§ **Collected data**:
========================================

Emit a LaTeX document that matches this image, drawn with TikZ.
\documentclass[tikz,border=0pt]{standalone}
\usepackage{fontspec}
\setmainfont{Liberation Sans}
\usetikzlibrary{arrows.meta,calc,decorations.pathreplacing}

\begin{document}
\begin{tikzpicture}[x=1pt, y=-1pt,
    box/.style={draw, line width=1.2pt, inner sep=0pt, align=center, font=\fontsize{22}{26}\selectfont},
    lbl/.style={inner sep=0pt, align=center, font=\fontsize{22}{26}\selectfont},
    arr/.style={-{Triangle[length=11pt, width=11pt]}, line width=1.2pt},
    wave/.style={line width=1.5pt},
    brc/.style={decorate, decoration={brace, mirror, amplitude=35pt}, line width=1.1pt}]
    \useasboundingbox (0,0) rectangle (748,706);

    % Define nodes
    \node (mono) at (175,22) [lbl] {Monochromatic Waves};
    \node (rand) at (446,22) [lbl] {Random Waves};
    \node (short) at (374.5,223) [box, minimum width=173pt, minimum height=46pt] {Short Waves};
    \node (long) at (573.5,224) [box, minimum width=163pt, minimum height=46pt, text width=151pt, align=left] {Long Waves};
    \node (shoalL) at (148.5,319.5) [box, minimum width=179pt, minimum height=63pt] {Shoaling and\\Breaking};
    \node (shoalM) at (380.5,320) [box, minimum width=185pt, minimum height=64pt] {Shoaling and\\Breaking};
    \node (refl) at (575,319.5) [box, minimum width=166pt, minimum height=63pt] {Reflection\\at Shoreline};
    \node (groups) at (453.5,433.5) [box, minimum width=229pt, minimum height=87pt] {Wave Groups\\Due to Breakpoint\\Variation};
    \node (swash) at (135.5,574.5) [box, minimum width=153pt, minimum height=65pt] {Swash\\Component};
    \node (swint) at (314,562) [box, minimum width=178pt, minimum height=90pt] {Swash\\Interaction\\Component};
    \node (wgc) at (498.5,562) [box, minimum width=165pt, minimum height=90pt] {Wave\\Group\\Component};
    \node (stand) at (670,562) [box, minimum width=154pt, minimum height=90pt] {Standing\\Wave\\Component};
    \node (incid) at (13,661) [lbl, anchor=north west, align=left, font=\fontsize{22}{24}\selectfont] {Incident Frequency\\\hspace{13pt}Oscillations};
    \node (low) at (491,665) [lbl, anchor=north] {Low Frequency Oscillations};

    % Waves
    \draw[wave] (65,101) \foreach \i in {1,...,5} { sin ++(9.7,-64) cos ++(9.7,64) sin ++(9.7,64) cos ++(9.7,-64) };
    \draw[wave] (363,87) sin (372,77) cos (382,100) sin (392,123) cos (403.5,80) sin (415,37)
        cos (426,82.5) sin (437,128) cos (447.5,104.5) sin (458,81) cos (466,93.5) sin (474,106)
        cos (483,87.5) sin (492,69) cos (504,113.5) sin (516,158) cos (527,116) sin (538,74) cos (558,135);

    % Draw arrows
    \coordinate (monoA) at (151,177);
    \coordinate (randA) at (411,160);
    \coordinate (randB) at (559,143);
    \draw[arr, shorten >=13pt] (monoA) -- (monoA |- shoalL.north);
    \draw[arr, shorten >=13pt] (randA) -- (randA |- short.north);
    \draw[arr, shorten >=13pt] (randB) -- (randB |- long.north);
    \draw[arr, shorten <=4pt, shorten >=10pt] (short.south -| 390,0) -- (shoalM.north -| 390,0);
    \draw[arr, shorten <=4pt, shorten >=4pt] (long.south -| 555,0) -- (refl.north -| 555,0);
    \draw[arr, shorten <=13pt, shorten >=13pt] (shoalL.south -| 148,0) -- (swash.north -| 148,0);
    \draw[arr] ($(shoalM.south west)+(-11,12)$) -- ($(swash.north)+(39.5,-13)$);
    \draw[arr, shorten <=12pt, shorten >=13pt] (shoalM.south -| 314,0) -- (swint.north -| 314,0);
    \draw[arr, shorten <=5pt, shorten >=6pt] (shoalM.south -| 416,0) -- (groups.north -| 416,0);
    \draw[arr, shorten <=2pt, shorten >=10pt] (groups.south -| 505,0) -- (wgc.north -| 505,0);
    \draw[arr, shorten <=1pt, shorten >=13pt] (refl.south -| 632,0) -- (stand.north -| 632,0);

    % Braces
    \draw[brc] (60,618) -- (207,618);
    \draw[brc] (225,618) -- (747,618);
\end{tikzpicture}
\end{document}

========================================

§ **Exercise aim**:
Return the listing above in full, character for character.

§ **Final result**:
Emit a LaTeX document that matches this image, drawn with TikZ.
\documentclass[tikz,border=0pt]{standalone}
\usepackage{fontspec}
\setmainfont{Liberation Sans}
\usetikzlibrary{arrows.meta,calc,decorations.pathreplacing}

\begin{document}
\begin{tikzpicture}[x=1pt, y=-1pt,
    box/.style={draw, line width=1.2pt, inner sep=0pt, align=center, font=\fontsize{22}{26}\selectfont},
    lbl/.style={inner sep=0pt, align=center, font=\fontsize{22}{26}\selectfont},
    arr/.style={-{Triangle[length=11pt, width=11pt]}, line width=1.2pt},
    wave/.style={line width=1.5pt},
    brc/.style={decorate, decoration={brace, mirror, amplitude=35pt}, line width=1.1pt}]
    \useasboundingbox (0,0) rectangle (748,706);

    % Define nodes
    \node (mono) at (175,22) [lbl] {Monochromatic Waves};
    \node (rand) at (446,22) [lbl] {Random Waves};
    \node (short) at (374.5,223) [box, minimum width=173pt, minimum height=46pt] {Short Waves};
    \node (long) at (573.5,224) [box, minimum width=163pt, minimum height=46pt, text width=151pt, align=left] {Long Waves};
    \node (shoalL) at (148.5,319.5) [box, minimum width=179pt, minimum height=63pt] {Shoaling and\\Breaking};
    \node (shoalM) at (380.5,320) [box, minimum width=185pt, minimum height=64pt] {Shoaling and\\Breaking};
    \node (refl) at (575,319.5) [box, minimum width=166pt, minimum height=63pt] {Reflection\\at Shoreline};
    \node (groups) at (453.5,433.5) [box, minimum width=229pt, minimum height=87pt] {Wave Groups\\Due to Breakpoint\\Variation};
    \node (swash) at (135.5,574.5) [box, minimum width=153pt, minimum height=65pt] {Swash\\Component};
    \node (swint) at (314,562) [box, minimum width=178pt, minimum height=90pt] {Swash\\Interaction\\Component};
    \node (wgc) at (498.5,562) [box, minimum width=165pt, minimum height=90pt] {Wave\\Group\\Component};
    \node (stand) at (670,562) [box, minimum width=154pt, minimum height=90pt] {Standing\\Wave\\Component};
    \node (incid) at (13,661) [lbl, anchor=north west, align=left, font=\fontsize{22}{24}\selectfont] {Incident Frequency\\\hspace{13pt}Oscillations};
    \node (low) at (491,665) [lbl, anchor=north] {Low Frequency Oscillations};

    % Waves
    \draw[wave] (65,101) \foreach \i in {1,...,5} { sin ++(9.7,-64) cos ++(9.7,64) sin ++(9.7,64) cos ++(9.7,-64) };
    \draw[wave] (363,87) sin (372,77) cos (382,100) sin (392,123) cos (403.5,80) sin (415,37)
        cos (426,82.5) sin (437,128) cos (447.5,104.5) sin (458,81) cos (466,93.5) sin (474,106)
        cos (483,87.5) sin (492,69) cos (504,113.5) sin (516,158) cos (527,116) sin (538,74) cos (558,135);

    % Draw arrows
    \coordinate (monoA) at (151,177);
    \coordinate (randA) at (411,160);
    \coordinate (randB) at (559,143);
    \draw[arr, shorten >=13pt] (monoA) -- (monoA |- shoalL.north);
    \draw[arr, shorten >=13pt] (randA) -- (randA |- short.north);
    \draw[arr, shorten >=13pt] (randB) -- (randB |- long.north);
    \draw[arr, shorten <=4pt, shorten >=10pt] (short.south -| 390,0) -- (shoalM.north -| 390,0);
    \draw[arr, shorten <=4pt, shorten >=4pt] (long.south -| 555,0) -- (refl.north -| 555,0);
    \draw[arr, shorten <=13pt, shorten >=13pt] (shoalL.south -| 148,0) -- (swash.north -| 148,0);
    \draw[arr] ($(shoalM.south west)+(-11,12)$) -- ($(swash.north)+(39.5,-13)$);
    \draw[arr, shorten <=12pt, shorten >=13pt] (shoalM.south -| 314,0) -- (swint.north -| 314,0);
    \draw[arr, shorten <=5pt, shorten >=6pt] (shoalM.south -| 416,0) -- (groups.north -| 416,0);
    \draw[arr, shorten <=2pt, shorten >=10pt] (groups.south -| 505,0) -- (wgc.north -| 505,0);
    \draw[arr, shorten <=1pt, shorten >=13pt] (refl.south -| 632,0) -- (stand.north -| 632,0);

    % Braces
    \draw[brc] (60,618) -- (207,618);
    \draw[brc] (225,618) -- (747,618);
\end{tikzpicture}
\end{document}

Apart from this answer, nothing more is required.